For 22-year-old Stamatios "T.K." Kapous II, the St. Petersburg International Folk Fair Society has always held a special place in his family's life.
The organization that traces its beginnings to America's bicentennial was led by his late grandfather for a decade. His father also took an interest in the group whose members trace and celebrate their connection to communities around the world.
Now Kapous is joining a younger generation that is helping to revive the once-vibrant organization known simply as SPIFFS. With backing from St. Stefanos Greek Orthodox Church — known for its annual festivals — Kapous is leading an effort to rebuild the Greek presence in the organization that at one time represented more than 50 countries.
"About two years ago, I went in front of the church board, but there wasn't really a big support then. This time has been great," said Kapous, general manager of Café Gala at the Dalí Museum.
With young people like Kapous involved, SPIFFS is undergoing a resurgence, executive director Lotta Baumann said. And that bodes well for this weekend's annual international festival at Vinoy Park that will feature a Grand Parade of Nations, with participants from more than 30 countries, and the swearing in of new American citizens.
The event will also showcase food and entertainment from across the world, including American Indian drummers and dancers, pipers and polka. The Greek booth will include educational material as well as favorite foods such as gyros, baklava and rice pudding, Kapous said.
Many recent SPIFFS members are newer immigrants, said Baumann, who returned as executive director last August, after leaving a then-flailing organization more than a dozen years ago. Some of the new groups are from Eastern European countries, such as Bulgaria and Hungary, Baumann said, adding that this year's event will also include representatives from countries such as Ethiopia, Cambodia, Japan and Serbia.

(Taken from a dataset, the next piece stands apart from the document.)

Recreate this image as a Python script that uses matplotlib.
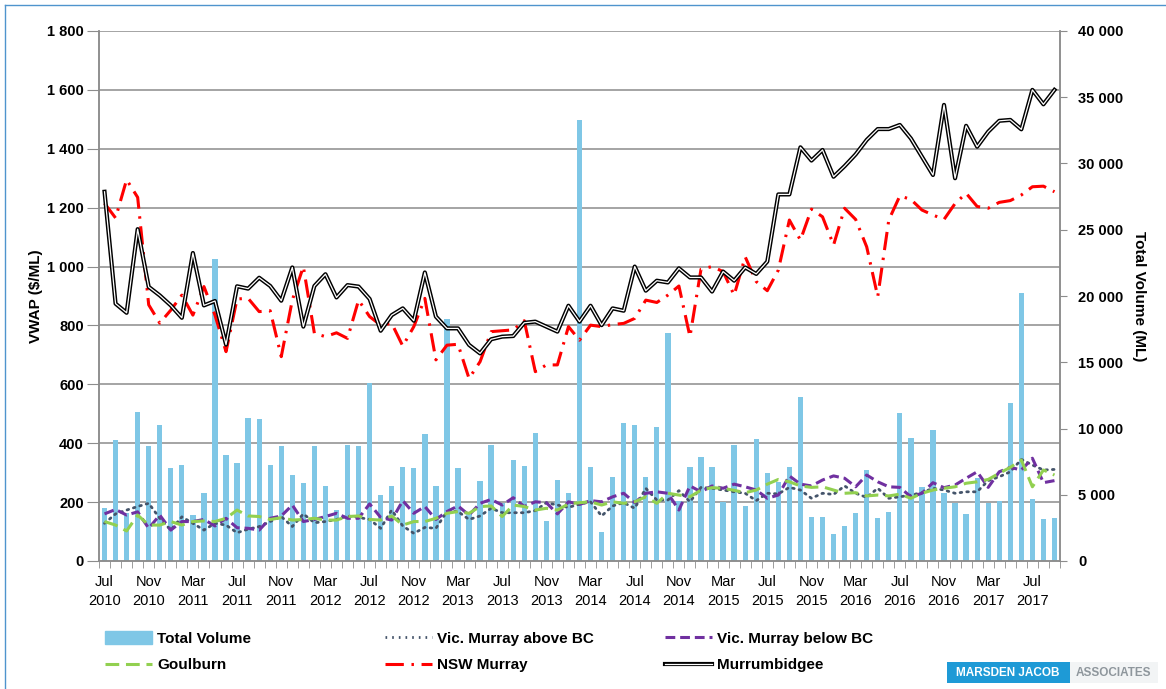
import matplotlib
matplotlib.use("Agg")
import matplotlib.pyplot as plt
import matplotlib.patheffects as pe
from matplotlib.patches import Rectangle, Patch
from matplotlib.lines import Line2D
import numpy as np
import pandas as pd

plt.rcParams['font.family'] = ['Liberation Sans', 'DejaVu Sans']

# monthly, Jul 2010 - Sep 2017
months = pd.date_range('2010-07-01', periods=87, freq='MS')

total_volume = [3975, 9133, 3600, 11272, 8680, 10265, 6994, 7246, 3472, 5158, 22795, 8000, 7372, 10768, 10693,
                7246, 8680, 6491, 5913, 8680, 5686, 3849, 8730, 8680, 13410, 4982, 5686, 7120, 7045,
                9586, 5661, 18241, 7045, 3724, 6064, 8756, 4353, 7623, 7170, 9686, 3019, 6114, 5107,
                33300, 7070, 2214, 6315, 10391, 10240, 6365, 10139, 17184, 4500, 7120, 7875, 7120, 4478, 8756,
                4151, 9183, 6617, 6000, 7120, 12353, 3346, 3296, 2038, 2642, 3648, 6869, 3271, 3699, 11196,
                9259, 5560, 9888, 5158, 4403, 3548, 6240, 4403, 4554, 11900, 20203, 4655, 3170, 3271]

vic_above_bc = [128, 160, 173, 185, 196, 145, 105, 150, 128, 105, 128, 122, 96, 108, 117,
                134, 151, 117, 160, 130, 134, 141, 153, 148, 141, 111, 173, 119, 94,
                114, 111, 168, 168, 141, 153, 179, 164, 164, 164, 171, 198, 190, 182,
                193, 201, 153, 187, 198, 179, 247, 207, 207, 239, 201, 250, 247, 241, 235,
                230, 205, 230, 228, 250, 241, 213, 230, 226, 255, 230, 216, 247, 213, 218,
                224, 232, 247, 241, 230, 235, 235, 273, 286, 303, 345, 326, 309, 311]

vic_below_bc = [160, 175, 156, 167, 111, 156, 105, 134, 134, 141, 119, 145, 113, 111, 105,
                145, 153, 190, 134, 141, 151, 162, 145, 145, 194, 148, 139, 205, 162,
                185, 141, 168, 187, 156, 196, 209, 190, 215, 185, 201, 198, 160, 201,
                192, 205, 201, 218, 230, 198, 230, 235, 230, 173, 255, 235, 255, 247, 261,
                252, 241, 213, 224, 289, 261, 255, 275, 289, 281, 252, 292, 269, 252, 250,
                218, 230, 266, 249, 258, 281, 303, 250, 303, 318, 309, 349, 266, 273]

goulburn = [134, 122, 102, 156, 122, 122, 134, 122, 134, 136, 134, 145, 173, 153, 151,
            141, 147, 139, 141, 145, 139, 139, 151, 153, 141, 139, 153, 122, 134,
            134, 145, 162, 168, 162, 185, 187, 151, 190, 185, 173, 179, 173, 194,
            198, 201, 190, 201, 196, 201, 218, 196, 230, 224, 218, 241, 249, 247, 240,
            232, 241, 261, 277, 269, 255, 250, 252, 241, 230, 232, 221, 224, 221, 227,
            213, 230, 241, 247, 252, 264, 269, 277, 298, 318, 343, 252, 309, 292]

nsw_murray = [1215, 1165, 1295, 1235, 870, 808, 852, 903, 835, 932, 835, 711, 890, 892, 847,
              850, 694, 886, 1000, 773, 762, 775, 756, 886, 830, 801, 807, 730, 796,
              892, 683, 733, 736, 620, 677, 779, 782, 785, 816, 643, 666, 666, 796,
              750, 801, 796, 803, 807, 824, 886, 878, 903, 934, 762, 991, 1000, 983, 903,
              1033, 949, 918, 988, 1158, 1090, 1195, 1169, 1073, 1198, 1160, 1067, 898, 1158, 1240,
              1228, 1192, 1175, 1160, 1214, 1249, 1204, 1198, 1218, 1224, 1243, 1271, 1273, 1254]

murrumbidgee = [1254, 874, 843, 1127, 931, 902, 868, 826, 1046, 868, 883, 735, 933, 925, 962,
                934, 884, 997, 796, 934, 974, 895, 937, 932, 890, 782, 835, 858, 816,
                980, 830, 790, 790, 734, 705, 753, 762, 764, 809, 813, 796, 779, 867,
                813, 867, 801, 858, 850, 1000, 918, 952, 946, 994, 963, 963, 915, 983, 952,
                997, 975, 1017, 1245, 1245, 1405, 1360, 1396, 1305, 1341, 1381, 1430, 1467, 1467, 1481,
                1435, 1373, 1311, 1549, 1300, 1478, 1407, 1458, 1495, 1498, 1466, 1600, 1551, 1600]

vwap_ticks = list(range(0, 1801, 200))
vol_ticks = list(range(0, 40001, 5000))

W, H = 1166, 689
fig = plt.figure(figsize=(W / 100, H / 100), dpi=100)
ax = fig.add_axes([99 / W, 1 - 561 / H, (1060 - 99) / W, (561 - 31) / H])
ax2 = ax.twinx()

x = np.arange(len(months))
grid_col = '#8c8c8c'
bar_col = '#7FC7E6'
murr_fx = [pe.Stroke(linewidth=3.0, foreground='black'), pe.Normal()]

# bars on the bottom axes, scale shown on the right
for v in vwap_ticks[1:]:
    ax.axhline(v * 40000 / 1800, color=grid_col, lw=1.1, zorder=0)
ax.bar(x, total_volume, width=0.48, color=bar_col, zorder=2)
ax.set_ylim(0, 40000)
ax.set_xlim(-0.5, len(months) - 0.5)
ax.yaxis.tick_right()
ax.yaxis.set_label_position('right')
ax.set_yticks(vol_ticks)
ax.set_yticklabels([f'{v:,}'.replace(',', ' ') for v in vol_ticks], fontsize=10.5, fontweight='bold')
ax.tick_params(axis='y', length=5, color=grid_col, pad=8)
ax.set_ylabel('Total Volume (ML)', fontsize=11, fontweight='bold', rotation=270, labelpad=16)

# lines on the twin, scale shown on the left
ax2.plot(x, vic_above_bc, color='#44546A', lw=2, ls=(0, (0.6, 1.8)), dash_capstyle='round')
ax2.plot(x, vic_below_bc, color='#7030A0', lw=2.2, ls=(0, (3.2, 1.6)))
ax2.plot(x, goulburn, color='#92D050', lw=2.2, ls=(0, (4.5, 2.2)))
ax2.plot(x, nsw_murray, color='#FF0000', lw=2.2, ls=(0, (6, 2.5, 0.8, 2.5)))
ax2.plot(x, murrumbidgee, color='white', lw=0.9, path_effects=murr_fx)
ax2.set_ylim(0, 1800)
ax2.yaxis.tick_left()
ax2.yaxis.set_label_position('left')
ax2.set_yticks(vwap_ticks)
ax2.set_yticklabels([f'{v:,}'.replace(',', ' ') for v in vwap_ticks], fontsize=10.5, fontweight='bold')
ax2.tick_params(axis='y', length=9, color=grid_col, pad=2)
ax2.set_ylabel('VWAP ($/ML)', fontsize=11, fontweight='bold', labelpad=3)

for a in (ax, ax2):
    a.spines['top'].set_visible(False)
    for s in ('left', 'right', 'bottom'):
        a.spines[s].set_color(grid_col)
        a.spines[s].set_linewidth(1.1)

# month ticks at category edges, labels every 4 months
ax.set_xticks(np.arange(-0.5, len(months), 1), minor=True)
ax.set_xticks(x[::4])
ax.set_xticklabels([m.strftime('%b\n%Y') for m in months[::4]], fontsize=10.5, linespacing=1.5)
ax.tick_params(axis='x', which='major', length=0, pad=10)
ax.tick_params(axis='x', which='minor', length=5, color=grid_col)
ax2.tick_params(axis='x', length=0)

# legend in three columns
leg_font = {'size': 11, 'weight': 'bold'}
h_vol = Patch(color=bar_col)
h_above = Line2D([], [], color='#44546A', lw=2, ls=(0, (0.6, 1.8)))
h_below = Line2D([], [], color='#7030A0', lw=2.2, ls=(0, (3.2, 1.6)))
h_goul = Line2D([], [], color='#92D050', lw=2.2, ls=(0, (4.5, 2.2)))
h_nsw = Line2D([], [], color='#FF0000', lw=2.2, ls=(0, (6, 2.5, 0.8, 2.5)))
h_mur = Line2D([], [], color='white', lw=0.9, path_effects=murr_fx)
cols = [([h_vol, h_goul], ['Total Volume', 'Goulburn'], 105),
        ([h_above, h_nsw], ['Vic. Murray above BC', 'NSW Murray'], 385),
        ([h_below, h_mur], ['Vic. Murray below BC', 'Murrumbidgee'], 665)]
for handles, labels, xl in cols:
    fig.legend(handles, labels, loc='upper left', bbox_to_anchor=(xl / W, 1 - 631 / H),
               frameon=False, prop=leg_font, handlelength=3.1, handleheight=0.9,
               handletextpad=0.3, labelspacing=0.8, borderpad=0, borderaxespad=0)

# logo
fig.patches.append(Rectangle((947 / W, 1 - 683 / H), 123 / W, 21 / H, transform=fig.transFigure,
                             facecolor='#1E9AD6', edgecolor='none'))
fig.patches.append(Rectangle((1070 / W, 1 - 683 / H), 88 / W, 21 / H, transform=fig.transFigure,
                             facecolor='#F2F4F5', edgecolor='none'))
fig.text(1008 / W, 1 - 672.5 / H, 'MARSDEN JACOB', color='white', fontsize=8.5, fontweight='bold',
         ha='center', va='center')
fig.text(1113 / W, 1 - 672.5 / H, 'ASSOCIATES', color='#8E969C', fontsize=8.5, fontweight='bold',
         ha='center', va='center')

# outer frame (top and left edges visible)
fig.add_artist(Line2D([5 / W, 5 / W], [0, 1 - 5 / H], transform=fig.transFigure, color='#4F94CD', lw=1))
fig.add_artist(Line2D([5 / W, 1], [1 - 5 / H, 1 - 5 / H], transform=fig.transFigure, color='#4F94CD', lw=1))

fig.savefig('out.png', dpi=100)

Many of the original groups dropped out because "the people were getting old and tired," she said. "Even my own Swedish Club is not participating anymore. It was always the same people doing the work. The Greeks were members from the beginning and they took a hiatus and now they are back. … Their board is also younger."
As a child, Kapous recalled, he had always been eager to attend the folk fair that had been so important to his grandfather, who was born in Greece.
"SPIFFS has meant a lot to me," the older Kapous said back in 1989. "Everybody came from someplace, you know, and it helps people remember the beautiful things their parents and grandparents brought to this country.
His grandson agrees: "There are still young people in the community that are willing to help and still proud of their heritage."